--- DATA SECTION ---
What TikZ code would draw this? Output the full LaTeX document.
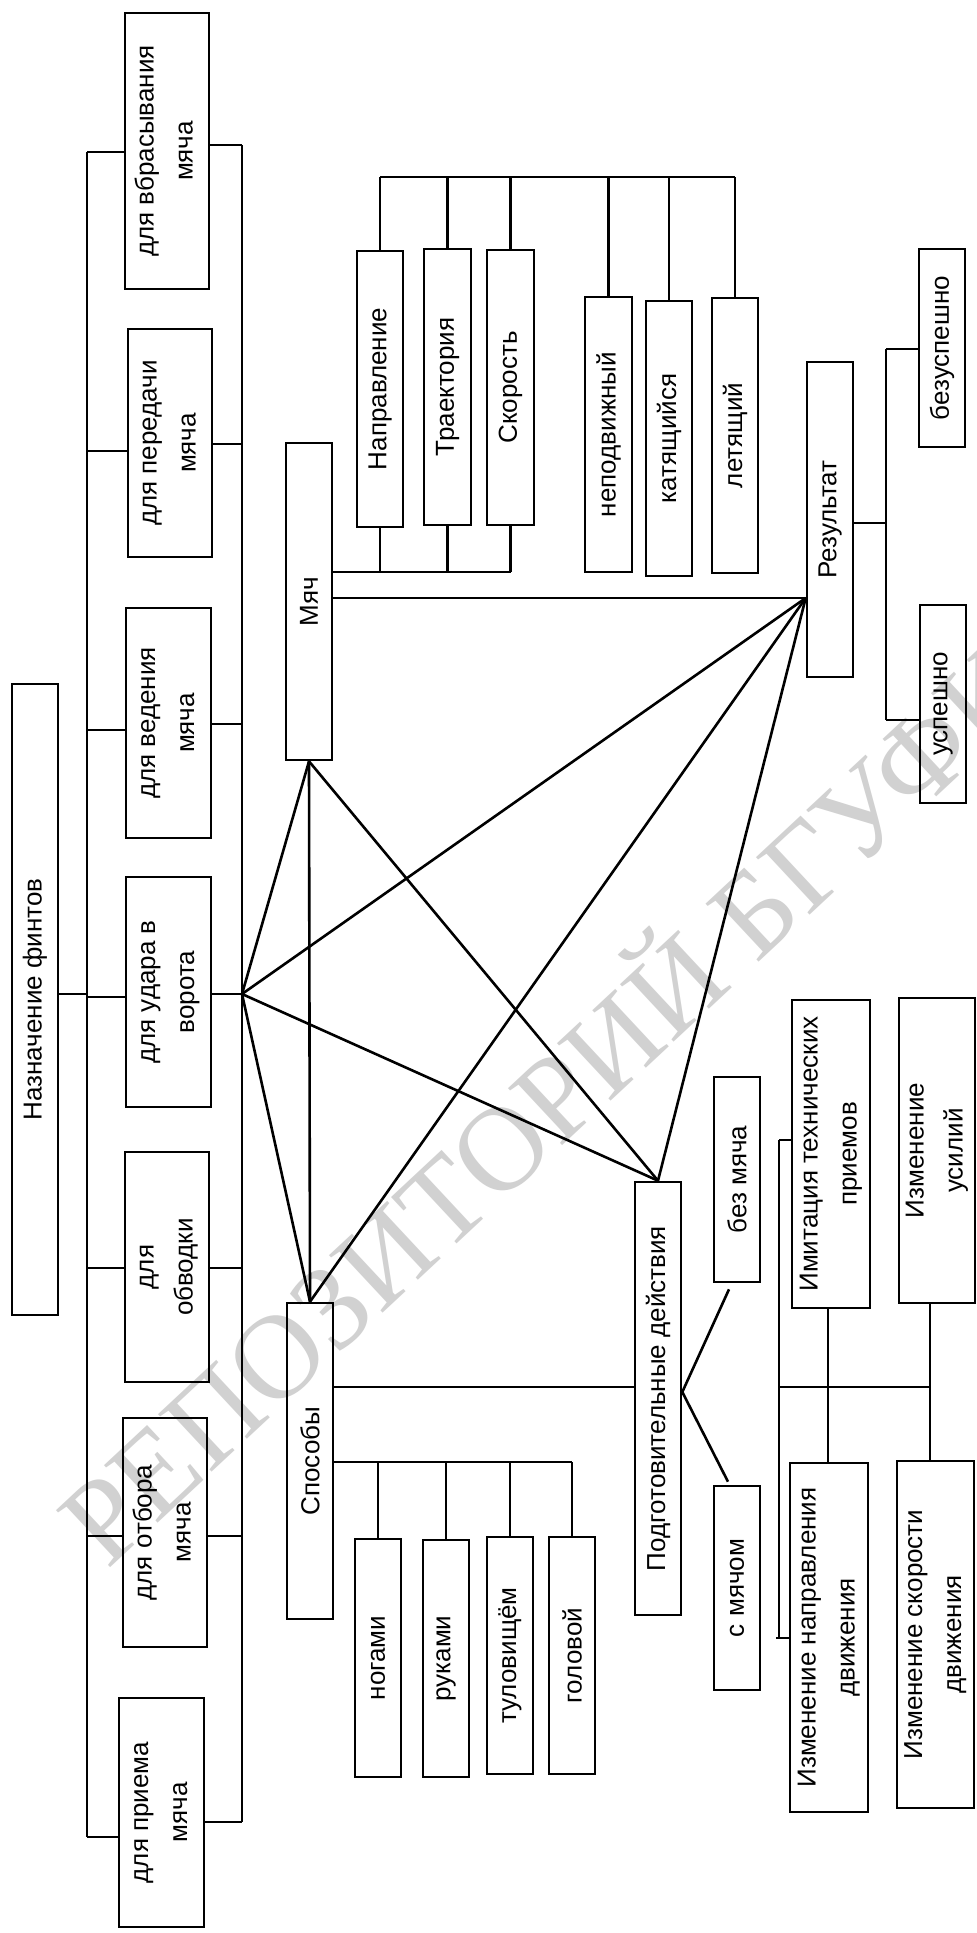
\documentclass[tikz,border=0pt]{standalone}
\usepackage{fontspec}
\setmainfont{Liberation Sans}
\newfontfamily\wmfont{Liberation Serif}
\usetikzlibrary{calc}

% two centred lines of rotated box text
\newcommand{\twoln}[2]{\begin{tabular}{@{}c@{}}#1\\[9pt]#2\end{tabular}}
\newcommand{\upr}[1]{\rotatebox{90}{#1}}

\begin{document}
\begin{tikzpicture}[x=1pt, y=-1pt,
  box/.style={draw, line width=2.6pt, inner sep=0pt, align=center,
    font=\fontsize{26}{30}\selectfont},
  ln/.style={line width=2.6pt},
  wm/.style={text=black!18, font=\wmfont\fontsize{120}{120}\selectfont}]

\clip (0,0) rectangle (977,1933);
\fill[white] (0,0) rectangle (977,1933);

% faint repository watermark
\node[wm, rotate=43] (wmark) at (540,1098) {РЕПОЗИТОРИЙ БГУФК};

% purposes column
\node[box, minimum width=84pt, minimum height=276pt] (vbras) at (167,151) {\upr{\twoln{для вбрасывания}{мяча}}};
\node[box, minimum width=84pt, minimum height=228pt] (pered) at (170,443) {\upr{\twoln{для передачи}{мяча}}};
\node[box, minimum width=85pt, minimum height=230pt] (veden) at (168.5,723) {\upr{\twoln{для ведения}{мяча}}};
\node[box, minimum width=85pt, minimum height=230pt] (udar) at (168.5,992) {\upr{\twoln{для удара в}{ворота}}};
\node[box, minimum width=84pt, minimum height=230pt] (obvod) at (167,1267) {\upr{\twoln{для}{обводки}}};
\node[box, minimum width=84pt, minimum height=229pt] (otbor) at (165,1532.5) {\upr{\twoln{для отбора}{мяча}}};
\node[box, minimum width=85pt, minimum height=229pt] (priem) at (161.5,1812.5) {\upr{\twoln{для приема}{мяча}}};
\node[box, minimum width=46pt, minimum height=631pt] (naz) at (35,999.5) {\upr{Назначение финтов}};

% ball
\node[box, minimum width=46pt, minimum height=317pt] (myach) at (309,601.5) {\upr{Мяч}};
\node[box, minimum width=46pt, minimum height=276pt] (napr) at (380,389) {\upr{Направление}};
\node[box, minimum width=47pt, minimum height=276pt] (traek) at (447.5,387) {\upr{Траектория}};
\node[box, minimum width=47pt, minimum height=275pt] (skor) at (510.5,387.5) {\upr{Скорость}};
\node[box, minimum width=47pt, minimum height=275pt] (nepod) at (608.5,434.5) {\upr{неподвижный}};
\node[box, minimum width=46pt, minimum height=275pt] (katy) at (669,438.5) {\upr{катящийся}};
\node[box, minimum width=46pt, minimum height=275pt] (letya) at (735,435.5) {\upr{летящий}};

% result
\node[box, minimum width=46pt, minimum height=315pt] (rez) at (830,519.5) {\upr{Результат}};
\node[box, minimum width=46pt, minimum height=198pt] (bezusp) at (942,348) {\upr{безуспешно}};
\node[box, minimum width=46pt, minimum height=198pt] (usp) at (943,704) {\upr{успешно}};

% ways
\node[box, minimum width=46pt, minimum height=316pt] (sposob) at (310,1461) {\upr{Способы}};
\node[box, minimum width=46pt, minimum height=238pt] (nogami) at (378,1658) {\upr{ногами}};
\node[box, minimum width=46pt, minimum height=237pt] (rukami) at (446,1658.5) {\upr{руками}};
\node[box, minimum width=46pt, minimum height=237pt] (tulov) at (510,1655.5) {\upr{туловищём}};
\node[box, minimum width=46pt, minimum height=237pt] (golov) at (572,1655.5) {\upr{головой}};

% preparatory actions
\node[box, minimum width=46pt, minimum height=433pt] (podg) at (658,1398.5) {\upr{Подготовительные действия}};
\node[box, minimum width=46pt, minimum height=205pt] (bezm) at (737,1179.5) {\upr{без мяча}};
\node[box, minimum width=46pt, minimum height=204pt] (smyach) at (737,1588) {\upr{с мячом}};
\node[box, minimum width=78pt, minimum height=308pt] (imit) at (831,1154) {\upr{\twoln{Имитация технических}{приемов}}};
\node[box, minimum width=76pt, minimum height=305pt] (usil) at (937,1150.5) {\upr{\twoln{Изменение}{усилий}}};
\node[box, minimum width=78pt, minimum height=349pt] (izmnapr) at (829,1637.5) {\upr{\twoln{Изменение направления}{движения}}};
\node[box, minimum width=77pt, minimum height=347pt] (izmskor) at (935.5,1634.5) {\upr{\twoln{Изменение скорости}{движения}}};

% ---- connectors ----
% left bus of purposes
\coordinate (lbtop) at (87,152);
\coordinate (lbbot) at (87,1837);
\draw[ln] (lbtop) -- (lbbot);
\draw[ln] (lbtop) -- (lbtop -| vbras.west);
\draw[ln] (87,451) -- (pered.west |- 0,451);
\draw[ln] (87,730) -- (veden.west |- 0,730);
\draw[ln] (87,997) -- (udar.west |- 0,997);
\draw[ln] (87,1268) -- (obvod.west |- 0,1268);
\draw[ln] (87,1536) -- (otbor.west |- 0,1536);
\draw[ln] (lbbot) -- (lbbot -| priem.west);
\draw[ln] (naz.east |- 0,994) -- (87,994);

% right bus of purposes
\coordinate (rbtop) at (242,145);
\coordinate (rbbot) at (242,1822);
\coordinate (hub) at (242,994);
\draw[ln] (rbtop) -- (rbbot);
\draw[ln] (vbras.east |- rbtop) -- (rbtop);
\draw[ln] (pered.east |- 0,444) -- (242,444);
\draw[ln] (veden.east |- 0,724) -- (242,724);
\draw[ln] (udar.east |- hub) -- (hub);
\draw[ln] (obvod.east |- 0,1268) -- (242,1268);
\draw[ln] (otbor.east |- 0,1536) -- (242,1536);
\draw[ln] (priem.east |- rbbot) -- (rbbot);

% links between the main blocks
\coordinate (rezp) at (rez.west |- 0,598);
\draw[ln] (hub) -- (myach.south);
\draw[ln] (hub) -- (rezp);
\draw[ln] (hub) -- (sposob.north);
\draw[ln] (hub) -- (podg.north);
\draw[ln] (myach.south) -- (sposob.north);
\draw[ln] (myach.south) -- (podg.north);
\draw[ln] (myach.east |- rezp) -- (rezp);
\draw[ln] (rezp) -- (sposob.north);
\draw[ln] (rezp) -- (podg.north);

% ball properties
\draw[ln] (myach.east |- 0,572) -- (skor.south |- 0,572);
\draw[ln] (napr.south) -- (napr.south |- 0,572);
\draw[ln] (traek.south) -- (traek.south |- 0,572);
\draw[ln] (skor.south) -- (skor.south |- 0,572);
\draw[ln] (napr.north |- 0,177) -- (letya.north |- 0,177);
\foreach \n in {napr,traek,skor,nepod,katy,letya}
  \draw[ln] (\n.north) -- (\n.north |- 0,177);

% result branches
\draw[ln] (rez.east |- 0,523) -- (886,523);
\draw[ln] (886,349) -- (886,720);
\draw[ln] (886,349) -- (bezusp.west |- 0,349);
\draw[ln] (886,720) -- (usp.west |- 0,720);

% ways
\draw[ln] (sposob.east |- 0,1387) -- (podg.west |- 0,1387);
\draw[ln] (sposob.east |- 0,1462) -- (golov.north |- 0,1462);
\foreach \n in {nogami,rukami,tulov,golov}
  \draw[ln] (\n.north) -- (\n.north |- 0,1462);

% preparatory actions
\coordinate (pe) at (podg.east |- 0,1392);
\draw[ln] (pe) -- ([xshift=-8pt,yshift=-6pt]bezm.south);
\draw[ln] (pe) -- ([xshift=-9pt,yshift=3pt]smyach.north);
\draw[ln] (779,1140) -- (779,1638);
\draw[ln] (779,1140) -- (imit.west |- 0,1140);
\draw[ln] (776,1638) -- (izmnapr.west |- 0,1638);
\draw[ln] (779,1387) -- (930,1387);
\draw[ln] (imit.south -| 828,0) -- (izmnapr.north -| 828,0);
\draw[ln] (usil.south -| 930,0) -- (izmskor.north -| 930,0);

\end{tikzpicture}
\end{document}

--- SHORT PROBLEM ---
Write down every line from the opening of the listing to the line with "rotate=43] (wmark) at", both included, and nothing else; the pictures are omitted.

--- EXERCISE OUTPUT ---
What TikZ code would draw this? Output the full LaTeX document.
\documentclass[tikz,border=0pt]{standalone}
\usepackage{fontspec}
\setmainfont{Liberation Sans}
\newfontfamily\wmfont{Liberation Serif}
\usetikzlibrary{calc}

% two centred lines of rotated box text
\newcommand{\twoln}[2]{\begin{tabular}{@{}c@{}}#1\\[9pt]#2\end{tabular}}
\newcommand{\upr}[1]{\rotatebox{90}{#1}}

\begin{document}
\begin{tikzpicture}[x=1pt, y=-1pt,
  box/.style={draw, line width=2.6pt, inner sep=0pt, align=center,
    font=\fontsize{26}{30}\selectfont},
  ln/.style={line width=2.6pt},
  wm/.style={text=black!18, font=\wmfont\fontsize{120}{120}\selectfont}]

\clip (0,0) rectangle (977,1933);
\fill[white] (0,0) rectangle (977,1933);

% faint repository watermark
\node[wm, rotate=43] (wmark) at (540,1098) {РЕПОЗИТОРИЙ БГУФК};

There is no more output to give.